Una commedia! Già le notizie posteriori mostrano che la guerra di classe è in pieno sviluppo e il gesto del Karolyi non l’ha scongiurata, come non poteva indurre la borghesia capitalistica e terriera ad accettare tranquil­lamente la dittatura espropriatrice del proletariato.

Per la stampa borghese tutto è una commedia. Essa non vuol vedere la storia. L’enorme ingranaggio della Rivoluzione Russa era per lei mosso dall'oro di Berlino. La Rivoluzione Ungherese, la lotta terribile tra Spartacus e i social-kaiseristi di ieri é per essa un trucco artificiale delle oscure po­tenze che congiurano contro la pacifica celebrazione retorica e sbafatoria del trionfo bellico per il quale lor signori hanno versato tanto... inchiostro.

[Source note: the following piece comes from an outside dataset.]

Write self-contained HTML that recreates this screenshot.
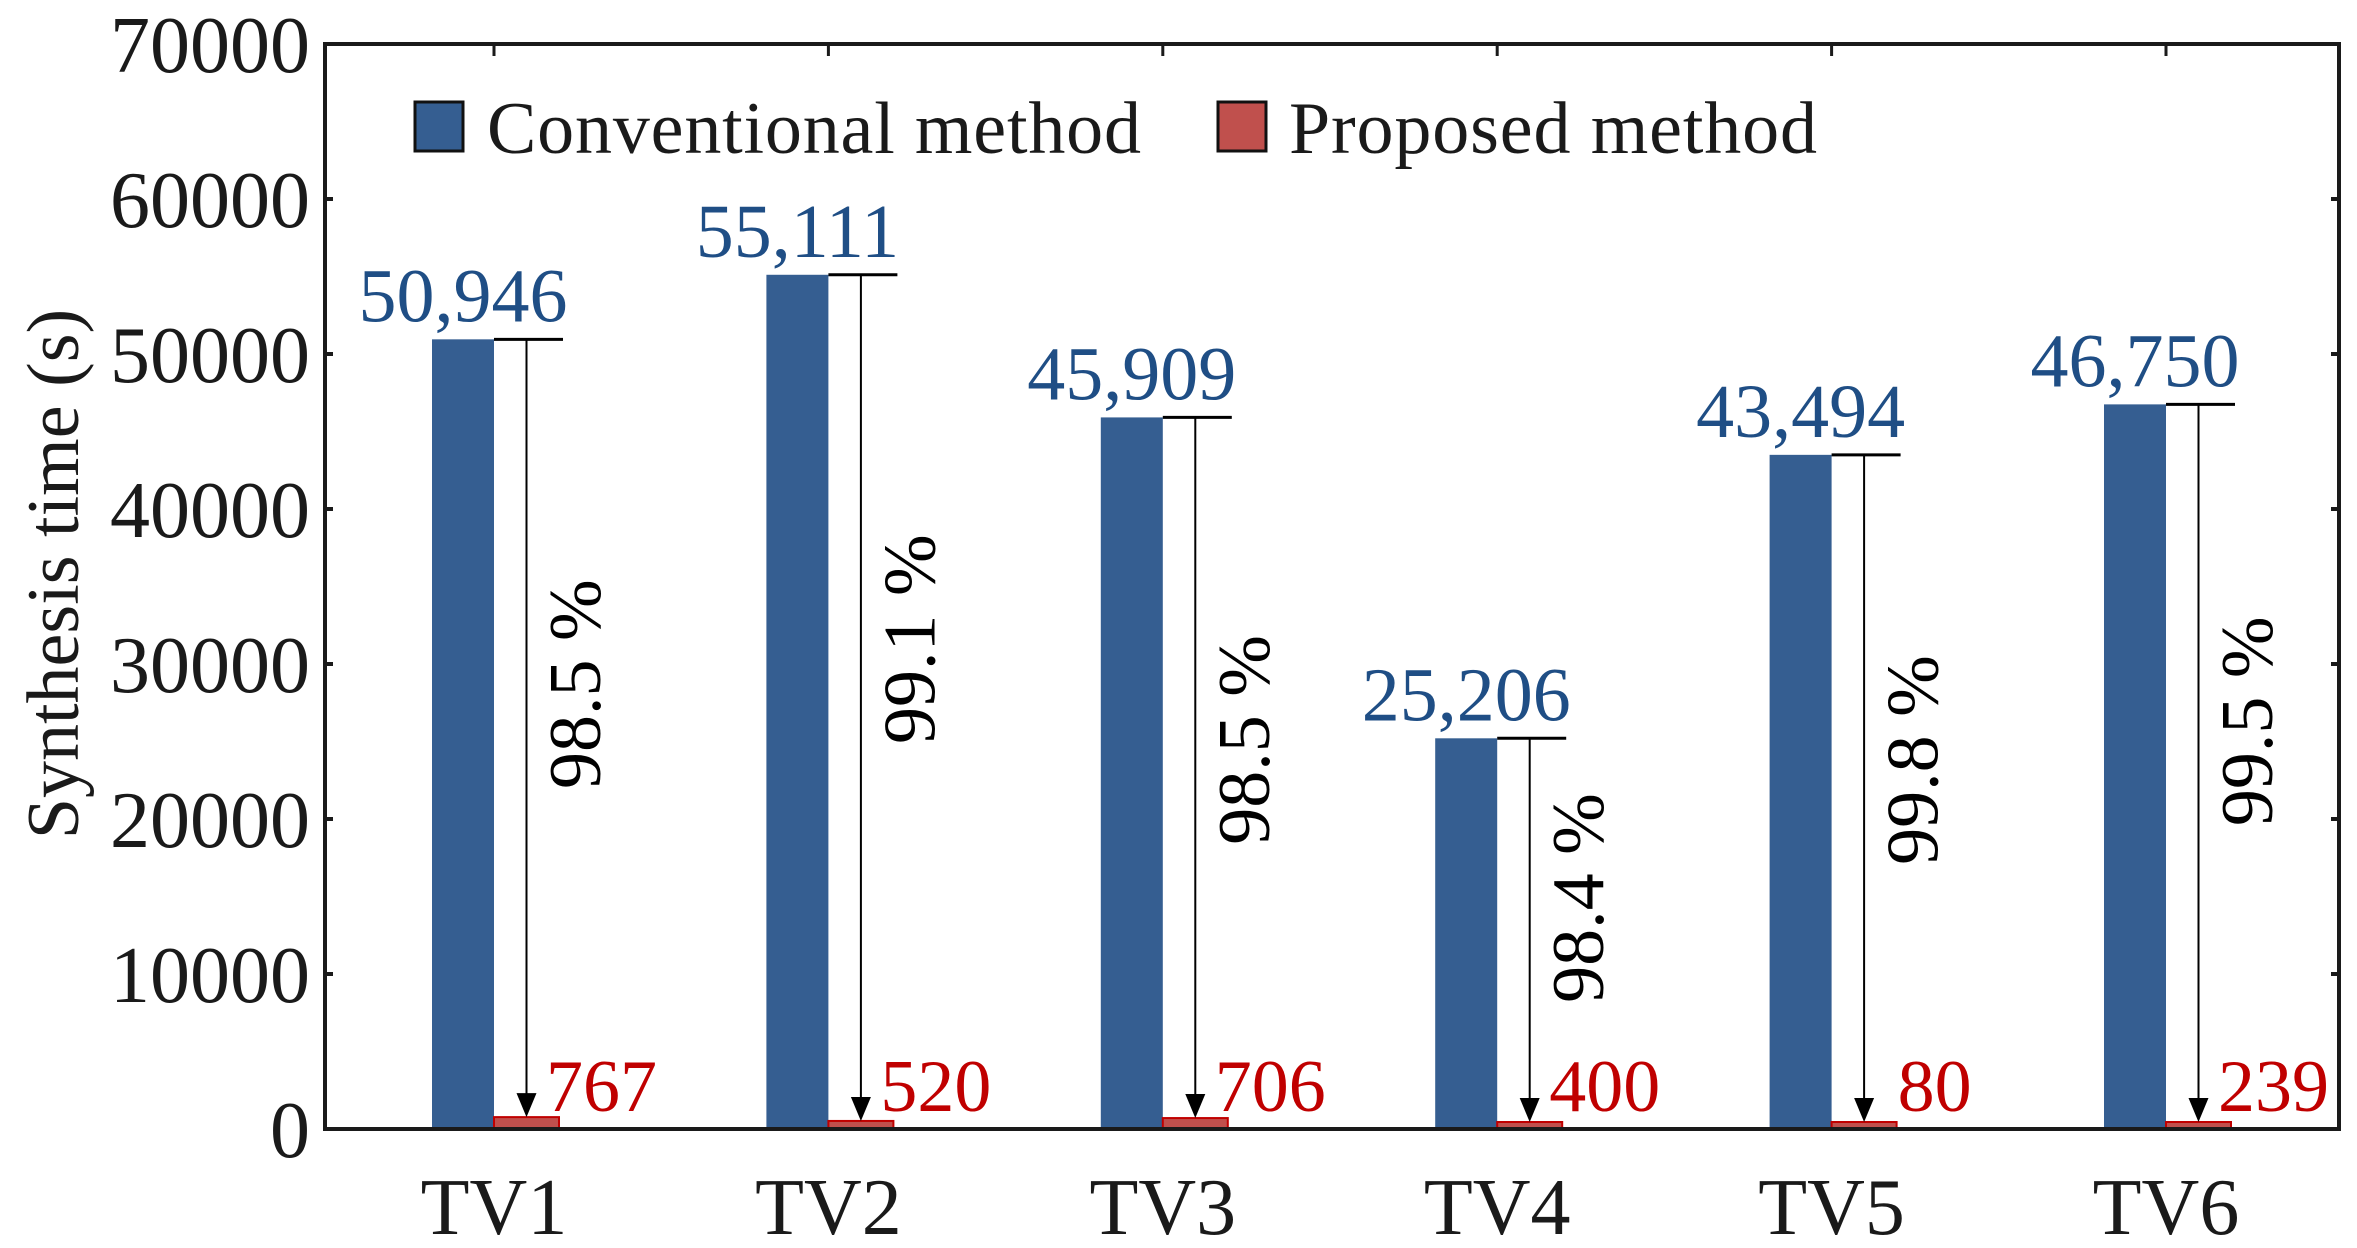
<!DOCTYPE html>
<html><head><meta charset="utf-8"><style>
html,body{margin:0;padding:0;background:#fff;}
svg{display:block;font-family:"Liberation Serif",serif;}
</style></head><body>
<svg id="chart" width="2357" height="1248" viewBox="0 0 2357 1248" xmlns="http://www.w3.org/2000/svg">
<g id="plot"></g>
</svg>
<script>
const categories = ["TV1","TV2","TV3","TV4","TV5","TV6"];
const conventional = [50946,55111,45909,25206,43494,46750];
const proposed = [767,520,706,400,80,239];
const conventionalLabels = ["50,946","55,111","45,909","25,206","43,494","46,750"];
const proposedLabels = ["767","520","706","400","80","239"];
const reductionLabels = ["98.5 %","99.1 %","98.5 %","98.4 %","99.8 %","99.5 %"];
const reductionLabelValues = [28700,31600,25100,14900,23800,26300];
const yTicks = [0,10000,20000,30000,40000,50000,60000,70000];

const NS="http://www.w3.org/2000/svg";
const g=document.getElementById('plot');
const L=325,R=2339,T=44,B=1129,YMAX=70000;
const y=v=>B-(v/YMAX)*(B-T);
const step=334.4;
const cx=i=>494+i*step;
const BW=62,RW=65;
function el(tag,attrs,text){const e=document.createElementNS(NS,tag);for(const k in attrs)e.setAttribute(k,attrs[k]);if(text!==undefined)e.textContent=text;g.appendChild(e);return e;}

categories.forEach((c,i)=>{
  const x0=cx(i);
  let e=el('rect',{x:x0-BW,y:y(conventional[i]),width:BW,height:B-y(conventional[i]),fill:'#355e91'});
  
  
  const rh=Math.max(B-y(proposed[i]),7);
  e=el('rect',{x:x0,y:B-rh,width:RW,height:rh,fill:'#c0504d',stroke:'#c00000','stroke-width':2});
  
  
  const ax=x0+RW/2, top=y(conventional[i]);
  e=el('line',{x1:x0,x2:x0+RW+4,y1:top,y2:top,stroke:'#000','stroke-width':3});
  
  
  e=el('line',{x1:ax,x2:ax,y1:top,y2:B-rh-22,stroke:'#000','stroke-width':2});
  
  
  e=el('polygon',{points:`${ax-10},${B-rh-24} ${ax+10},${B-rh-24} ${ax},${B-rh}`,fill:'#000'});
  
  
  e=el('text',{x:x0-BW/2,y:top-18,'font-size':76,fill:'#1f4e85','text-anchor':'middle'},conventionalLabels[i]);
  
  
  e=el('text',{x:x0+RW-13+(proposed[i]<100?14:0),y:B-18,'font-size':74,fill:'#c00000'},proposedLabels[i]);
  
  
  const ly=y(reductionLabelValues[i]), lx=x0+82;
  e=el('text',{x:lx,y:ly,'font-size':74,fill:'#000','text-anchor':'middle','dominant-baseline':'central',transform:`rotate(-90 ${lx} ${ly})`},reductionLabels[i]);
  
  
  e=el('text',{x:x0,y:1234,'font-size':80,fill:'#1a1a1a','text-anchor':'middle'},c);
  
  
  e=el('line',{x1:x0,x2:x0,y1:T,y2:T+12,stroke:'#1a1a1a','stroke-width':3});
  
  
});

yTicks.forEach(v=>{
  let e=el('line',{x1:L,x2:L+8,y1:y(v),y2:y(v),stroke:'#1a1a1a','stroke-width':4});
  
  
  e=el('line',{x1:R-8,x2:R,y1:y(v),y2:y(v),stroke:'#1a1a1a','stroke-width':4});
  
  
  e=el('text',{x:310,y:y(v)+28,'font-size':80,fill:'#1a1a1a','text-anchor':'end'},String(v));
  
  
});

let f=el('rect',{x:L,y:T,width:R-L,height:B-T,fill:'none',stroke:'#1a1a1a','stroke-width':4});



let t=el('text',{x:0,y:0,'font-size':74,fill:'#1a1a1a','text-anchor':'middle',transform:'translate(78 574) rotate(-90)'},'Synthesis time (s)');



let lg=el('rect',{x:415,y:102,width:48,height:49,fill:'#355e91',stroke:'#111','stroke-width':3});


lg=el('text',{x:487,y:153,'font-size':74,fill:'#1a1a1a',textLength:654},'Conventional method');


lg=el('rect',{x:1218,y:102,width:48,height:49,fill:'#c0504d',stroke:'#111','stroke-width':3});


lg=el('text',{x:1289,y:153,'font-size':74,fill:'#1a1a1a',textLength:528},'Proposed method');


</script>
</body></html>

La Nemesi storica si vendica così della borghesia. Quando essa usci trionfante dalla grande Rivoluzione francese e i suoi principi sovvertitori si spandevano per il mondo, invano le classi aristocratiche e feudali inorri­dirono e imprecarono, invocarono i fulmini del loro Dio spodestato, e male-dissero all’opera diabolica della giovane borghesia volterriana spregiudicata e iconoclasta.

Oggi il ciclo storico della borghesia si chiude sotto i nostri occhi, come lo vide chiudersi il vaticinio formidabile di Carlo Marx. Dinanzi alle nuove potenze della Rivoluzione proletaria socialista la classe borghese sente tremare le ragioni del suo dominio e indietreggia smarrita, il suo giovane senso della storia che ne faceva centotrenta anni addietro una forza di propulsione della società si cambia nel balbettamento degli organismi de­crepiti. No, non é la Rivoluzione, é una commedia! Anche Maria Anto­nietta e Luigi XVI sorridevano incoscienti al passaggio della urlanti colonne dei sanculotti!

Ma la storia non si esorcizza. Non la esorcizzarono i preti della Santa Alleanza, non la esorcizzeranno i sacerdoti della plutocrazia borghese.